#### EXERCISE GOAL
Start at the line containing "Emit a web page", stop at the line containing "4000, 4500, 5000];", and please reproduce every line in between, both ends included, without pictures.

#### SUPPLIED RECORDS
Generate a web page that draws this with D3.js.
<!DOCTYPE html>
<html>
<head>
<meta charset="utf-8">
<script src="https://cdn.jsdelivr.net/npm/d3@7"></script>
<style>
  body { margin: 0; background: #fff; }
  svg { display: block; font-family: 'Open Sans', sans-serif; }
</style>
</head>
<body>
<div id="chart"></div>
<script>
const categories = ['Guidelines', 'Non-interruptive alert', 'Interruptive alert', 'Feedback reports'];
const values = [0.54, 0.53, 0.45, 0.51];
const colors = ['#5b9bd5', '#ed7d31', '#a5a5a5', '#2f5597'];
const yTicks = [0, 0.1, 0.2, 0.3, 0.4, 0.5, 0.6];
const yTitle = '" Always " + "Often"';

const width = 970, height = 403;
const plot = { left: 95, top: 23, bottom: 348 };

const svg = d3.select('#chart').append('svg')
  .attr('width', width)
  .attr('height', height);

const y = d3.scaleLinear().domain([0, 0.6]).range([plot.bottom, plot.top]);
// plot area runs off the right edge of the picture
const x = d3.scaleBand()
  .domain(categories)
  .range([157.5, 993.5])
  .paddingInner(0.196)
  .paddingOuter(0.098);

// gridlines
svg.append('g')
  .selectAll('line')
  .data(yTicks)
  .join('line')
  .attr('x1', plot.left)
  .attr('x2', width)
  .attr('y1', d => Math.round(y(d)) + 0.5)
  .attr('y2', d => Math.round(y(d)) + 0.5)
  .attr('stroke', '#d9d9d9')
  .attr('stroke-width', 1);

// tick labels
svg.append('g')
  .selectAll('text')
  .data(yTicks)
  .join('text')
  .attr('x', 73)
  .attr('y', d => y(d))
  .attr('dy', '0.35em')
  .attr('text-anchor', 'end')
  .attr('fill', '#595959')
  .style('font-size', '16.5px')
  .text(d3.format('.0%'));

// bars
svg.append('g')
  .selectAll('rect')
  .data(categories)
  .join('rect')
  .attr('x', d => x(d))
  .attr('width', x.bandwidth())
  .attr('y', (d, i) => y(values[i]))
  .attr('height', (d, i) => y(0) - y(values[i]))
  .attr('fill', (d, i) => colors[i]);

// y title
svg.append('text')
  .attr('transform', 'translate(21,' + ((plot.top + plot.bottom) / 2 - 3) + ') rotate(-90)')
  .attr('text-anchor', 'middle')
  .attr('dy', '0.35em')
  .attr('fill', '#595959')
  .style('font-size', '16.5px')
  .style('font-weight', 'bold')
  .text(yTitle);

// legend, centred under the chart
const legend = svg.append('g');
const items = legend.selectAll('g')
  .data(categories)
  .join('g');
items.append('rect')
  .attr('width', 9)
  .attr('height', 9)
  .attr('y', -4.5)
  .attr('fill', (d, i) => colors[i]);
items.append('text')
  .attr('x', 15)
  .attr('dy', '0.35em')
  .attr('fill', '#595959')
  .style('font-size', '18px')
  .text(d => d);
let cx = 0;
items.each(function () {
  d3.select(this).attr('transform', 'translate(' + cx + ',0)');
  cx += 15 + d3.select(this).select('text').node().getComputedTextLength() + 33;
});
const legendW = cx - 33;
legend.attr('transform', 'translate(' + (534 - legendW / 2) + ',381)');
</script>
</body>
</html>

==

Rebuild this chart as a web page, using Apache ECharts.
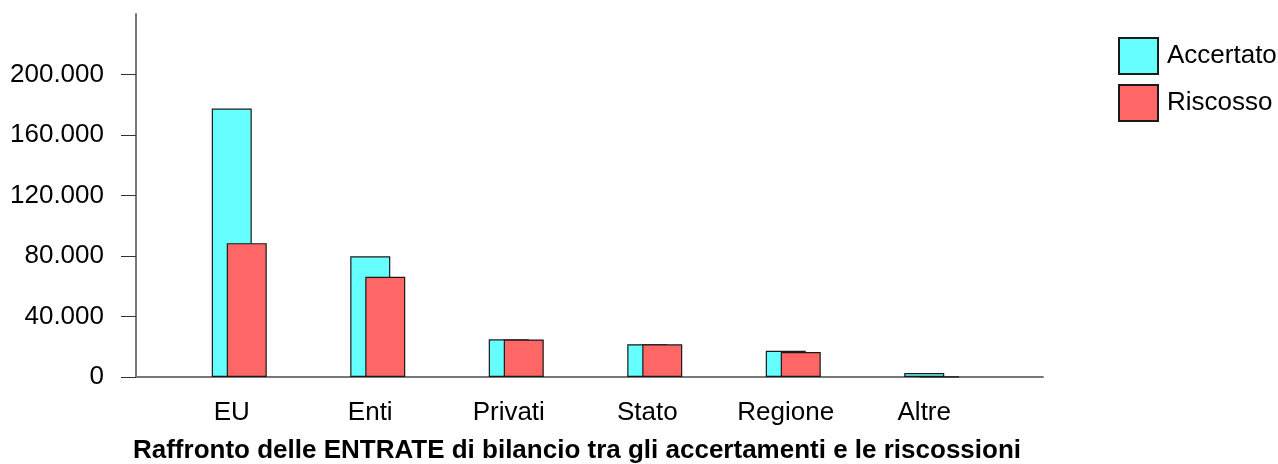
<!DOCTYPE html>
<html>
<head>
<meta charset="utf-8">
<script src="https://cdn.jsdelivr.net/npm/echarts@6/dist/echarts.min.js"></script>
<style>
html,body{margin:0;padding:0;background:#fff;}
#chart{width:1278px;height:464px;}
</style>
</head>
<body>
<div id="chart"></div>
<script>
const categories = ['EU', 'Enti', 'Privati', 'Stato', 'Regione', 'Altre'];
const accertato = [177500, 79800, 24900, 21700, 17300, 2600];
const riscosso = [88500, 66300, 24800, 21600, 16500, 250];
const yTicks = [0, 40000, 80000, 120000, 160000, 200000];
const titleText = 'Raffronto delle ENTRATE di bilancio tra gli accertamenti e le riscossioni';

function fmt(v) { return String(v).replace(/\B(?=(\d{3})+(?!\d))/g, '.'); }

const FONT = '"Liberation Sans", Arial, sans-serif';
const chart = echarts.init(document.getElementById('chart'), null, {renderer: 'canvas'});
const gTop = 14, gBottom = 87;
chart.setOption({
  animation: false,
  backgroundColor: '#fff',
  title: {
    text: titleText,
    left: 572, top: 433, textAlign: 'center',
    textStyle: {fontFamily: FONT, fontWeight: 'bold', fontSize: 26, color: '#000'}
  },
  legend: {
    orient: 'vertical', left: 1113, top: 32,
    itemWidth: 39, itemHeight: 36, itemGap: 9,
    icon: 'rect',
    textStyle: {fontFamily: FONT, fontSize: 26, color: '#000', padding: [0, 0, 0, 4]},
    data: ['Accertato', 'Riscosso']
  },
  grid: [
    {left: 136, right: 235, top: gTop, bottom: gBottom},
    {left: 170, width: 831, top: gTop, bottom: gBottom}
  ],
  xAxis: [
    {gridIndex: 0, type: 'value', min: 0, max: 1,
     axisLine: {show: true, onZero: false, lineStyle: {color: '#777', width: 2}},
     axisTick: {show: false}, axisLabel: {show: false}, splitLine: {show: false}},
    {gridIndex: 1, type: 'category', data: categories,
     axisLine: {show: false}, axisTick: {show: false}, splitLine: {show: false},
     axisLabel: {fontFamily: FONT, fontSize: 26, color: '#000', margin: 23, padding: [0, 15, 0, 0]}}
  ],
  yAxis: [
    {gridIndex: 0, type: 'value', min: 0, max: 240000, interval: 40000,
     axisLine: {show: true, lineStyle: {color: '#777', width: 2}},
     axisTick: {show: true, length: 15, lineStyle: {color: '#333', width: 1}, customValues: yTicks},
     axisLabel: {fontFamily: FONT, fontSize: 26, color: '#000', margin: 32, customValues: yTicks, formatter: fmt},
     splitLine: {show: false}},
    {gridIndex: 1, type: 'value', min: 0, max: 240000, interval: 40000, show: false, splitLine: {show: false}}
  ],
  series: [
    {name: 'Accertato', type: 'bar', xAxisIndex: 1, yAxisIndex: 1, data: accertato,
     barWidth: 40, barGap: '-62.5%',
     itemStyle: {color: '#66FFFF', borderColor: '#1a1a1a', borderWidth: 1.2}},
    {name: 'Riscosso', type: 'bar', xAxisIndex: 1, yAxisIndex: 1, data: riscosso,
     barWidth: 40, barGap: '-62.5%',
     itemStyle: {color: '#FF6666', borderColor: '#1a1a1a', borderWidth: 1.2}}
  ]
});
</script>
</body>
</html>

* * *

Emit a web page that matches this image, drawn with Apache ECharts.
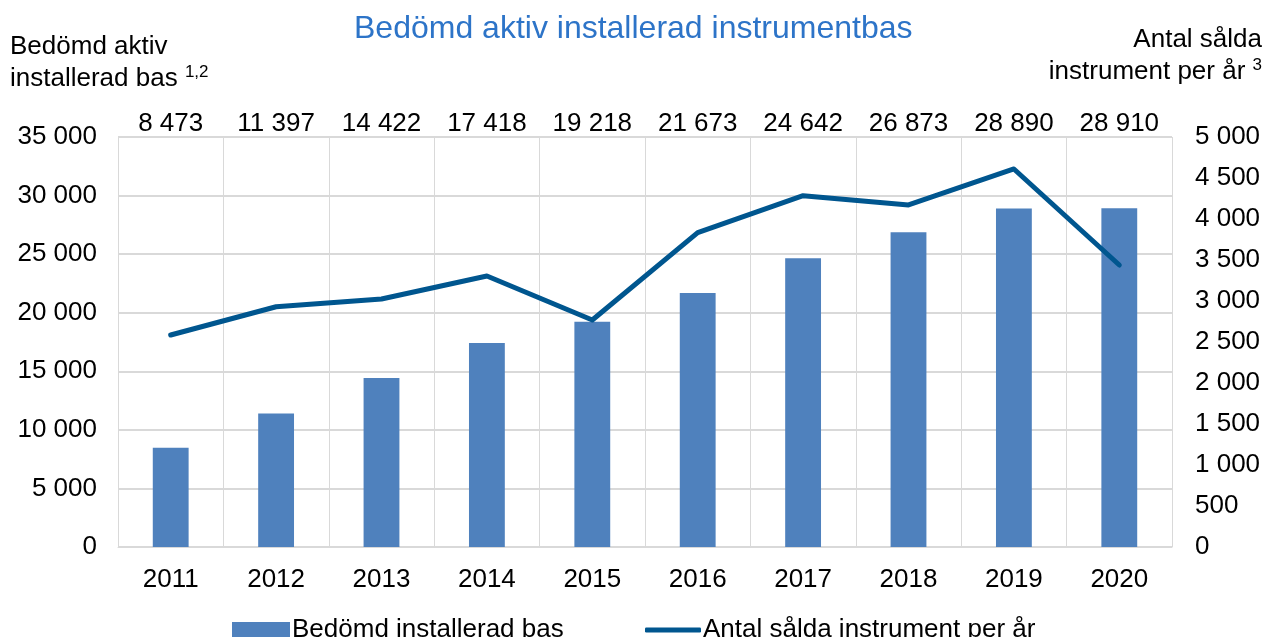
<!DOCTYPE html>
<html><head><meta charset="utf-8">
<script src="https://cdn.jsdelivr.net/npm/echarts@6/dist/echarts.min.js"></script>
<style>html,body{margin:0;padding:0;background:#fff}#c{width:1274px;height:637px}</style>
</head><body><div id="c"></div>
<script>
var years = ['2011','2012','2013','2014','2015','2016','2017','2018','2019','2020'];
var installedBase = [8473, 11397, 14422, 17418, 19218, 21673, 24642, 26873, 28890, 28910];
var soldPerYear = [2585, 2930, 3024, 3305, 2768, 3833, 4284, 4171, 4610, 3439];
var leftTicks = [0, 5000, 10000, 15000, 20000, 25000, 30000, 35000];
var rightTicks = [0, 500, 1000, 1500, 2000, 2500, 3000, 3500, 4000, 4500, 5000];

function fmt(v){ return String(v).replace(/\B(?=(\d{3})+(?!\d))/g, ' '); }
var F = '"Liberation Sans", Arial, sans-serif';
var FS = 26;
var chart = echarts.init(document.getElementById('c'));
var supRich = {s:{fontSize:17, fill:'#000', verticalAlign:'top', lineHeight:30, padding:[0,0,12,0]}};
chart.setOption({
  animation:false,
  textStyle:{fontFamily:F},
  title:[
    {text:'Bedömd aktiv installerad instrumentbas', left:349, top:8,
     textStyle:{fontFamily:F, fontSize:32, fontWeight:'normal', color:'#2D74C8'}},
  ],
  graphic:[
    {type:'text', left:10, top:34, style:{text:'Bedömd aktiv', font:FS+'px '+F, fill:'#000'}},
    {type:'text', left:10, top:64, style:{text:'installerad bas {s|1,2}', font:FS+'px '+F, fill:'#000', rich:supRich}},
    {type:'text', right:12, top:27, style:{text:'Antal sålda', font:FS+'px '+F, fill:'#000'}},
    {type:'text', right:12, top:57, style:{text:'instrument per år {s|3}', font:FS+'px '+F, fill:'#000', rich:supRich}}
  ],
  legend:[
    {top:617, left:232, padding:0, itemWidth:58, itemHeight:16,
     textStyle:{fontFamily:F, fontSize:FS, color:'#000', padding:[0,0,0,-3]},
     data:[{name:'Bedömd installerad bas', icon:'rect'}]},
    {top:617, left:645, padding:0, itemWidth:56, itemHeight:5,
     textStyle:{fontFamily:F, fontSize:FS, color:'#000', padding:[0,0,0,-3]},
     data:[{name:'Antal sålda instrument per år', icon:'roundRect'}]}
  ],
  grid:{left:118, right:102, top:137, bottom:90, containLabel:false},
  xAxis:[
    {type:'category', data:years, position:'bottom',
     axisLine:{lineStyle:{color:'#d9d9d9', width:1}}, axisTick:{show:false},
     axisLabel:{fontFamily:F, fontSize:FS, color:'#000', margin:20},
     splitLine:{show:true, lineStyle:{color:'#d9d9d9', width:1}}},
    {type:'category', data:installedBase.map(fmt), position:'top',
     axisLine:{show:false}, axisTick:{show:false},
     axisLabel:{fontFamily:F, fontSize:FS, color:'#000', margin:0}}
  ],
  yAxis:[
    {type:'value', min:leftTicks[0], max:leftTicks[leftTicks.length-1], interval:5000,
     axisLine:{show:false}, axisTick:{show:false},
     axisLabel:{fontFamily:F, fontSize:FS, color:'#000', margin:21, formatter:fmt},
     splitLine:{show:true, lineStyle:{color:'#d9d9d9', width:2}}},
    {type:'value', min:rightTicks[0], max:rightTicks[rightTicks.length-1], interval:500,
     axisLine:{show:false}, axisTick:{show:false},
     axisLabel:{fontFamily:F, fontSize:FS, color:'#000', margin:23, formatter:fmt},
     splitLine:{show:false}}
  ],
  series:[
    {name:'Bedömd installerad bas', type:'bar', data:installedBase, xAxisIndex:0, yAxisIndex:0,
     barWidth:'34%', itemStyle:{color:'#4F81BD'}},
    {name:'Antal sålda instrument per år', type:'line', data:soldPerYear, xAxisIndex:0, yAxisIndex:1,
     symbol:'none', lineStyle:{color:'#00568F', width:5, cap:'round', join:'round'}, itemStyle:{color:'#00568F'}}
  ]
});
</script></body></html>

#### ANSWER TO THE EXERCISE
Emit a web page that matches this image, drawn with Apache ECharts.
<!DOCTYPE html>
<html><head><meta charset="utf-8">
<script src="https://cdn.jsdelivr.net/npm/echarts@6/dist/echarts.min.js"></script>
<style>html,body{margin:0;padding:0;background:#fff}#c{width:1274px;height:637px}</style>
</head><body><div id="c"></div>
<script>
var years = ['2011','2012','2013','2014','2015','2016','2017','2018','2019','2020'];
var installedBase = [8473, 11397, 14422, 17418, 19218, 21673, 24642, 26873, 28890, 28910];
var soldPerYear = [2585, 2930, 3024, 3305, 2768, 3833, 4284, 4171, 4610, 3439];
var leftTicks = [0, 5000, 10000, 15000, 20000, 25000, 30000, 35000];
var rightTicks = [0, 500, 1000, 1500, 2000, 2500, 3000, 3500, 4000, 4500, 5000];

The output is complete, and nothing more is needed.